Wednesday, February 23, 2011

Outside the Law *½


Director: Rachid Bouchareb
Cast: Jamel Debbouze, Roschdy Zem, Sami Bouajila
Bernard Blancan, Chafia Boudraa, Assaad Bouab

Outside the Law is a film that's actually rather restricted by cinematic conventions. As if trying to keep itself bounded by the notions of what makes a film politically correct, it deals with one of the darkest episodes of the twentieth century by filtering it through a sensibility that would please Hollywood's rulebook on how to bend history for dramatic purposes.
The story spans for almost two decades and takes us to French occupied Algeria where it concentrates on three brothers who, fed up with French colonialists, decide to take the law upon their hands.
We see how they are kicked out of their land as children and then join the FLN as grown men. The entire film then consists of vignettes that lead us to the only politically correct solution you can have in a movie about terrorists who are doing the "right thing" (yes, that finale...).
The problem with Outside the Law is that it does this without any real conviction, the whole movie seems to move aimlessly towards a resolution it might not agree with but still feels like the only one they could deliver without getting in trouble.

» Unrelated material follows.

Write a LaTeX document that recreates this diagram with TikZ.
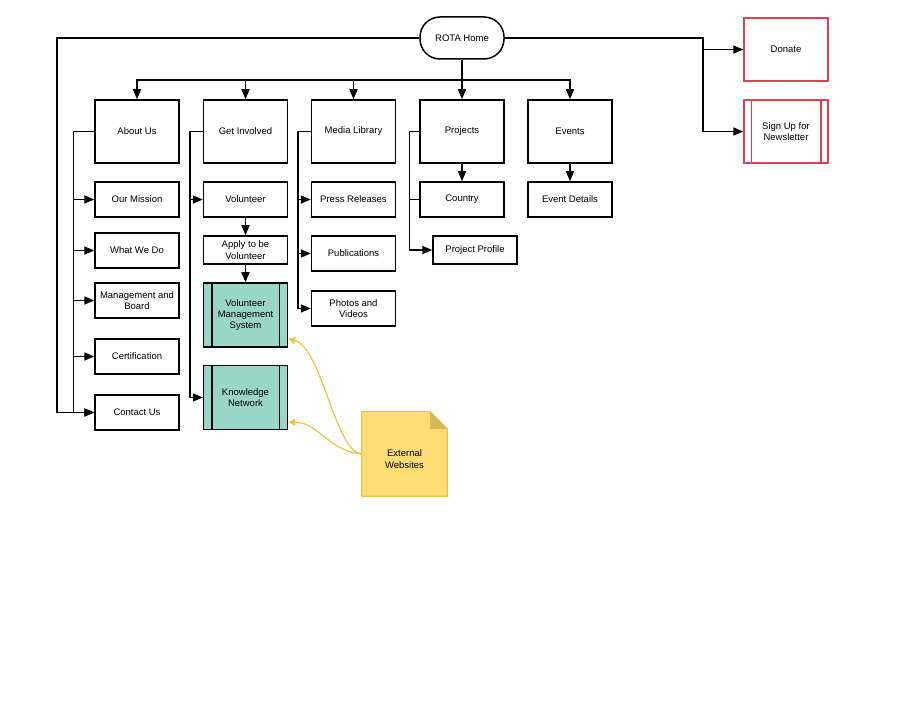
\documentclass[tikz,border=0pt]{standalone}
\usepackage{fontspec}
\setmainfont{Liberation Sans}
\usetikzlibrary{arrows.meta}
\definecolor{tealfill}{HTML}{9AD5CA}
\definecolor{redline}{HTML}{E0434F}
\definecolor{notefill}{HTML}{FFDD73}
\definecolor{noteline}{HTML}{E9C54E}
\definecolor{notefold}{HTML}{D6B95A}
\definecolor{yline}{HTML}{F7C140}
\begin{document}
\begin{tikzpicture}[x=1pt,y=-1pt,
  base/.style={draw=black, line width=1.5pt, inner sep=1pt, align=center,
    font=\fontsize{9.5}{11.3}\selectfont, minimum width=84pt},
  big/.style={base, minimum height=63pt},
  small/.style={base, minimum height=35pt},
  thin/.style={base, minimum height=28pt},
  tealbox/.style={base, fill=tealfill, minimum height=64pt},
  redbox/.style={base, draw=redline, minimum height=63pt},
  pill/.style={base, rounded corners=20pt, minimum height=42pt},
  arr/.style={line width=1.5pt, -{Triangle[length=10pt,width=8pt]}},
  ln/.style={line width=1.5pt},
  yarr/.style={draw=yline, line width=1.2pt, -{Triangle[length=7pt,width=7pt]}}]
\useasboundingbox (0,0) rectangle (924,714);

% nodes
\node[pill] (home) at (462,38) {ROTA Home};
\node[redbox] (donate) at (786,49.5) {Donate};
\node[redbox] (news) at (786,131.5) {Sign Up for\\Newsletter};
\draw[redline, line width=1.5pt] ([xshift=8pt]news.north west) -- ([xshift=8pt]news.south west)
  ([xshift=-8pt]news.north east) -- ([xshift=-8pt]news.south east);

\node[big] (about) at (137,131.5) {About Us};
\node[big] (get) at (245.5,131.5) {Get Involved};
\node[big] (media) at (353.5,131.5) {Media Library};
\node[big] (proj) at (462,131.5) {Projects};
\node[big] (events) at (570,131.5) {Events};

\node[small] (mission) at (137,199.5) {Our Mission};
\node[small] (what) at (137,250.5) {What We Do};
\node[small] (mgmt) at (137,300.5) {Management and\\Board};
\node[small] (cert) at (137,356.5) {Certification};
\node[small] (contact) at (137,412.5) {Contact Us};

\node[small] (vol) at (245.5,199.5) {Volunteer};
\node[thin] (apply) at (245.5,250) {Apply to be\\Volunteer};
\node[tealbox] (vms) at (245.5,315) {Volunteer\\Management\\System};
\node[tealbox] (kn) at (245.5,397.5) {Knowledge\\Network};
\foreach \n in {vms,kn}{
  \draw[line width=1.5pt] ([xshift=9pt]\n.north west) -- ([xshift=9pt]\n.south west)
    ([xshift=-9pt]\n.north east) -- ([xshift=-9pt]\n.south east);
}

\node[small] (press) at (353.5,199.5) {Press Releases};
\node[small] (pubs) at (353.5,253.5) {Publications};
\node[small] (photos) at (353.5,308.5) {Photos and\\Videos};

\node[small] (country) at (462,199.5) {Country};
\node[thin] (pp) at (475,250) {Project Profile};

\node[small] (details) at (570,199.5) {Event Details};

% External websites note
\node[minimum width=85pt, minimum height=84pt, inner sep=0pt] (ext) at (404.5,454) {};
\coordinate (f1) at ([xshift=-17pt]ext.north east);
\coordinate (f2) at ([yshift=-17pt]ext.north east);
\coordinate (f3) at ([xshift=-17pt,yshift=-17pt]ext.north east);
\draw[fill=notefill, draw=noteline, line width=1.2pt] (ext.north west) -- (f1) -- (f2) -- (ext.south east) -- (ext.south west) -- cycle;
\fill[notefold] (f1) -- (f2) -- (f3) -- cycle;
\node[align=center, font=\fontsize{9.5}{11.3}\selectfont] at ([yshift=-5pt]ext.center) {External\\Websites};

% connectors from home
\coordinate (bus) at (462,80);
\draw[ln] (home.south) -- (bus);
\foreach \n in {about,get,media,proj,events}{
  \draw[arr] (bus) -| (\n.north);
}
\coordinate (lft) at (57,38);
\draw[arr] (home.west) -- (lft) |- (contact.west);
\coordinate (rgt) at (703,38);
\draw[arr] (home.east) -- (rgt) |- (donate.west);
\draw[arr] (home.east) -- (rgt) |- (news.west);

% about us bus
\foreach \n in {mission,what,mgmt,cert,contact}{
  \draw[arr] (about.west) -- ++(-21,0) |- (\n.west);
}
% get involved
\foreach \n in {vol,kn}{
  \draw[arr] (get.west) -- ++(-13,0) |- (\n.west);
}
\draw[arr] (vol.south) -- (apply.north);
\draw[arr] (apply.south) -- (vms.north);
% media
\foreach \n in {press,pubs,photos}{
  \draw[arr] (media.west) -- ++(-13,0) |- (\n.west);
}
% projects
\draw[ln] (proj.west) -- ++(-10,0) |- (country.west);
\draw[arr] (proj.west) -- ++(-10,0) |- (pp.west);
\draw[arr] (proj.south) -- (country.north);
% events
\draw[arr] (events.south) -- (details.north);

% yellow links
\draw[yarr] (ext.west) .. controls (335,452) and (322,348) .. ([yshift=9pt]vms.south east);
\draw[yarr] (ext.west) .. controls (330,452) and (318,422) .. ([yshift=8pt]kn.south east);
\end{tikzpicture}
\end{document}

The film shows unmistakable technical mastery but everything is done with such stale, almost impersonal efficiency that you wonder if there is any actual urgency behind the making of this movie.
Each of the three brothers the story concentrates on, is given a determinate quality that identifies him without making him human.

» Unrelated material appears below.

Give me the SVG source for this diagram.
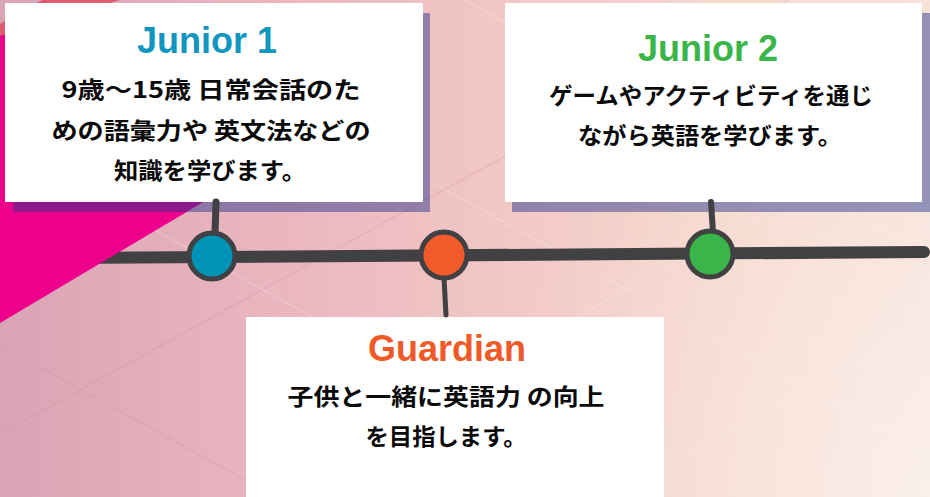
<svg xmlns="http://www.w3.org/2000/svg" width="930" height="497" viewBox="0 0 930 497">
  <defs>
    <linearGradient id="bg" x1="0" y1="0" x2="1" y2="0">
      <stop offset="0" stop-color="#d9a5b5"/>
      <stop offset="0.3" stop-color="#eab6bf"/>
      <stop offset="0.55" stop-color="#f2c8c5"/>
      <stop offset="0.8" stop-color="#f6d9cd"/>
      <stop offset="1" stop-color="#f7e2d9"/>
    </linearGradient>
    <radialGradient id="glow" cx="930" cy="497" r="450" gradientUnits="userSpaceOnUse">
      <stop offset="0" stop-color="#ffffff" stop-opacity="0.45"/>
      <stop offset="1" stop-color="#ffffff" stop-opacity="0"/>
    </radialGradient>
    <style>
      .grid { stroke: #ffffff; stroke-width: 1; stroke-opacity: 0.4; stroke-dasharray: 2 1; fill: none; }
      .gridp { stroke: #c98a9e; stroke-width: 0.8; stroke-opacity: 0.45; fill: none; }
      .shadow { fill: rgb(42,54,142); fill-opacity: 0.48; }
      .box { fill: #ffffff; }
      .title { font-family: "Liberation Sans", Arial, sans-serif; font-weight: bold; font-size: 36px; text-anchor: middle; }
      .body { font-family: "Noto Sans CJK JP", "Noto Sans CJK SC", sans-serif; font-weight: bold; font-size: 23px; fill: #0a0a0a; text-anchor: middle; }
      .conn { stroke: #414042; fill: none; stroke-linecap: round; }
      .dot { stroke: #414042; stroke-width: 5; }
    </style>
  </defs>

  <!-- background -->
  <rect x="0" y="0" width="930" height="497" fill="url(#bg)"/>
  <rect x="0" y="0" width="930" height="497" fill="url(#glow)"/>

  <!-- faint diagonal lattice -->
  <g id="lattice">
    <line class="grid" x1="464" y1="0" x2="930" y2="256"/>
    <line class="grid" x1="100" y1="0" x2="930" y2="456"/>
    <line class="grid" x1="0" y1="145" x2="640" y2="497"/>
    <line class="gridp" x1="0" y1="345" x2="276" y2="497"/>
    <line class="grid" x1="0" y1="234" x2="425" y2="0"/>
    <line class="gridp" x1="0" y1="434" x2="789" y2="0"/>
    <line class="grid" x1="250" y1="497" x2="930" y2="122"/>
    <line class="grid" x1="610" y1="497" x2="930" y2="322"/>
  </g>

  <!-- timeline line (behind triangle) -->
  <g id="connectors">
    <line class="conn" x1="60" y1="258" x2="924" y2="252" stroke-width="12"/>
  </g>

  <!-- decorative triangle -->
  <polygon points="0,34 0,323 400,85 150,8" fill="#ec008c"/>
  <polygon points="0,24 42,0 120,0 0,36" fill="#e05a72"/>

  <!-- Junior 1 -->
  <g id="junior1">
    <rect class="shadow" x="13" y="13" width="417" height="199"/>
    <rect class="box" x="5" y="3" width="418" height="199"/>
    <text class="title" x="207" y="53" fill="#1196bf">Junior 1</text>
    <text class="body" x="211" y="98" textLength="299" lengthAdjust="spacingAndGlyphs">9歳～15歳 日常会話のた</text>
    <text class="body" x="211" y="139" textLength="319" lengthAdjust="spacingAndGlyphs">めの語彙力や 英文法などの</text>
    <text class="body" x="210" y="179" textLength="192" lengthAdjust="spacingAndGlyphs">知識を学びます。</text>
  </g>

  <!-- Junior 2 -->
  <g id="junior2">
    <rect class="shadow" x="512" y="13" width="418" height="199"/>
    <rect class="box" x="505" y="3" width="417" height="199"/>
    <text class="title" x="708" y="61" fill="#39b54a">Junior 2</text>
    <text class="body" x="711" y="104" textLength="324" lengthAdjust="spacingAndGlyphs">ゲームやアクティビティを通じ</text>
    <text class="body" x="710" y="144" textLength="264" lengthAdjust="spacingAndGlyphs">ながら英語を学びます。</text>
  </g>

  <!-- Guardian -->
  <g id="guardian">
    <rect class="box" x="246" y="317" width="418" height="180"/>
    <text class="title" x="447" y="361" fill="#f05a28">Guardian</text>
    <text class="body" x="446" y="405" textLength="317" lengthAdjust="spacingAndGlyphs">子供と一緒に英語力 の向上</text>
    <text class="body" x="446" y="445" textLength="161" lengthAdjust="spacingAndGlyphs">を目指します。</text>
  </g>

  <!-- connector stems -->
  <g id="stems">
    <line class="conn" x1="216" y1="202" x2="215" y2="234" stroke-width="7" stroke-linecap="butt"/>
    <line class="conn" x1="444" y1="278" x2="446" y2="315" stroke-width="5"/>
    <line class="conn" x1="711" y1="202" x2="713" y2="232" stroke-width="6" stroke-linecap="butt"/>
  </g>

  <!-- timeline nodes -->
  <g id="node-blue"><circle class="dot" cx="212" cy="256" r="23" fill="#0093b8"/></g>
  <g id="node-orange"><circle class="dot" cx="444" cy="255" r="23" fill="#f15a2b"/></g>
  <g id="node-green"><circle class="dot" cx="710" cy="254" r="23" fill="#39b54a"/></g>
</svg>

The protagonist among them is perhaps Said (Debbouze) who has the most prominent scenes and is the most easily recognizable actor. He gets the duty of fulfilling the rebel hero/prodigal son in a movie that already spends most of its running time expressing how everyone already is providing stereotypical roles.
Outside the Law only breaks any convention when it bends history, turns it into dramatic putty and then proceeds to shape it at its will, however said will is what the film lacks.

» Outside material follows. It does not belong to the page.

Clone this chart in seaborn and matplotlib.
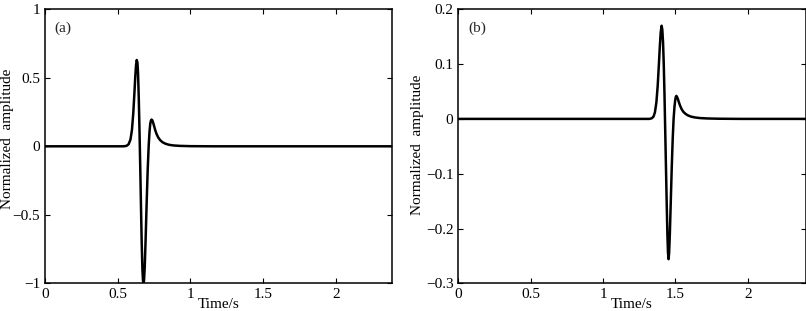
import numpy as np
import pandas as pd
import seaborn as sns
import matplotlib
matplotlib.use("Agg")
import matplotlib.pyplot as plt

sns.set_theme(style="ticks")
plt.rcParams['font.family'] = ['Liberation Serif', 'DejaVu Serif']
plt.rcParams['xtick.direction'] = 'in'
plt.rcParams['ytick.direction'] = 'in'
plt.rcParams['axes.unicode_minus'] = True

# panel (a) wavelet
time_a = [0, 0.54, 0.56, 0.575, 0.588, 0.598, 0.607, 0.615, 0.621, 0.626,
          0.631, 0.636, 0.640, 0.645, 0.650, 0.655, 0.660, 0.665, 0.670, 0.674,
          0.677, 0.681, 0.686, 0.692, 0.699, 0.706, 0.713, 0.719, 0.724, 0.729,
          0.733, 0.738, 0.744, 0.751, 0.759, 0.768, 0.779, 0.792, 0.808, 0.828,
          0.853, 0.885, 0.93, 1.0, 1.15, 2.39]
amp_a = [0, 0, 0.003, 0.015, 0.05, 0.12, 0.24, 0.39, 0.51, 0.59,
         0.63, 0.61, 0.53, 0.35, 0.11, -0.15, -0.43, -0.70, -0.90, -0.98,
         -1.0, -0.98, -0.88, -0.68, -0.42, -0.18, 0.0, 0.11, 0.165, 0.19,
         0.195, 0.19, 0.172, 0.145, 0.115, 0.088, 0.064, 0.045, 0.030, 0.019,
         0.011, 0.006, 0.003, 0.001, 0, 0]

# panel (b) wavelet
time_b = [0, 1.32, 1.335, 1.348, 1.358, 1.368, 1.377, 1.385, 1.392, 1.398,
          1.404, 1.409, 1.414, 1.419, 1.424, 1.429, 1.434, 1.439, 1.444, 1.448,
          1.452, 1.456, 1.461, 1.467, 1.474, 1.481, 1.487, 1.493, 1.498, 1.502,
          1.506, 1.511, 1.517, 1.524, 1.532, 1.542, 1.554, 1.568, 1.585, 1.607,
          1.635, 1.67, 1.72, 1.8, 1.95, 2.4]
amp_b = [0, 0, 0.001, 0.004, 0.012, 0.03, 0.06, 0.098, 0.133, 0.158,
         0.170, 0.163, 0.14, 0.10, 0.045, -0.02, -0.085, -0.15, -0.21, -0.243,
         -0.256, -0.245, -0.21, -0.155, -0.09, -0.035, 0.0, 0.022, 0.034, 0.04,
         0.042, 0.04, 0.036, 0.030, 0.024, 0.018, 0.013, 0.0095, 0.0065, 0.0042,
         0.0026, 0.0015, 0.0008, 0.0003, 0, 0]

xticks = [0, 0.5, 1, 1.5, 2]
yticks_a = [-1, -0.5, 0, 0.5, 1]
yticks_b = [-0.3, -0.2, -0.1, 0, 0.1, 0.2]

fig = plt.figure(figsize=(8.06, 3.11), dpi=100)
axa = fig.add_axes([45 / 806, 1 - 283.3 / 311, 347.5 / 806, 274 / 311])
axb = fig.add_axes([458.3 / 806, 1 - 283.3 / 311, 347.5 / 806, 274 / 311])

fs = 11
panels = [
    (axa, time_a, amp_a, (0, 2.39), (-1, 1), yticks_a, ['0', '0.5', '1', '1.5', '2'],
     ['\u22121', '\u22120.5', '0', '0.5', '1'], '(a)', -0.089, 0.528),
    (axb, time_b, amp_b, (0, 2.4), (-0.3, 0.2), yticks_b, ['0', '0.5', '1', '1.5', '2'],
     ['\u22120.3', '\u22120.2', '\u22120.1', '0', '0.1', '0.2'], '(b)', -0.098, 0.507),
]
for ax, t, a, xl, yl, yt, xtl, ytl, tag, lx, ly in panels:
    df = pd.DataFrame({'t': t, 'a': a})
    sns.lineplot(data=df, x='t', y='a', ax=ax, color='black', linewidth=1.8,
                 estimator=None, sort=False)
    ax.set_xlim(*xl)
    ax.set_ylim(*yl)
    ax.set_xticks(xticks)
    ax.set_xticklabels(xtl, fontsize=fs)
    ax.set_yticks(yt)
    ax.set_yticklabels(ytl, fontsize=fs)
    ax.tick_params(top=True, right=True, length=3.5, width=0.8, pad=3.5, colors='black')
    for sp in ax.spines.values():
        sp.set_visible(True)
        sp.set_linewidth(1.1)
        sp.set_color('black')
    ax.set_xlabel('Time/s', fontsize=fs, color='black')
    ax.xaxis.set_label_coords(0.5, -0.055)
    ax.set_ylabel('Normalized  amplitude', fontsize=fs, color='black')
    ax.yaxis.set_label_coords(lx, ly)
    ax.text(0.028, 0.93, tag, transform=ax.transAxes, fontsize=fs, va='center', ha='left')

fig.savefig('out.png', dpi=100)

Some moments seem to be saying that the film is criticizing the way France handled Algeria but then the movie turns its heroes into monsters.
This could be call impartiality and objectivity. Neither should be the qualities of a fiction movie but if they were, they should be clearly stated that way. What Bouchareb does here however is take a bit of everything that serves him to make a movie that condemns and later takes it back, analyzes and then stereotypes, over dramatizes and then tries to create docudrama...
For a movie that in theory had so much to say, it's sad that it never takes cue from the revolutionary spirit its heroes are supposed to have.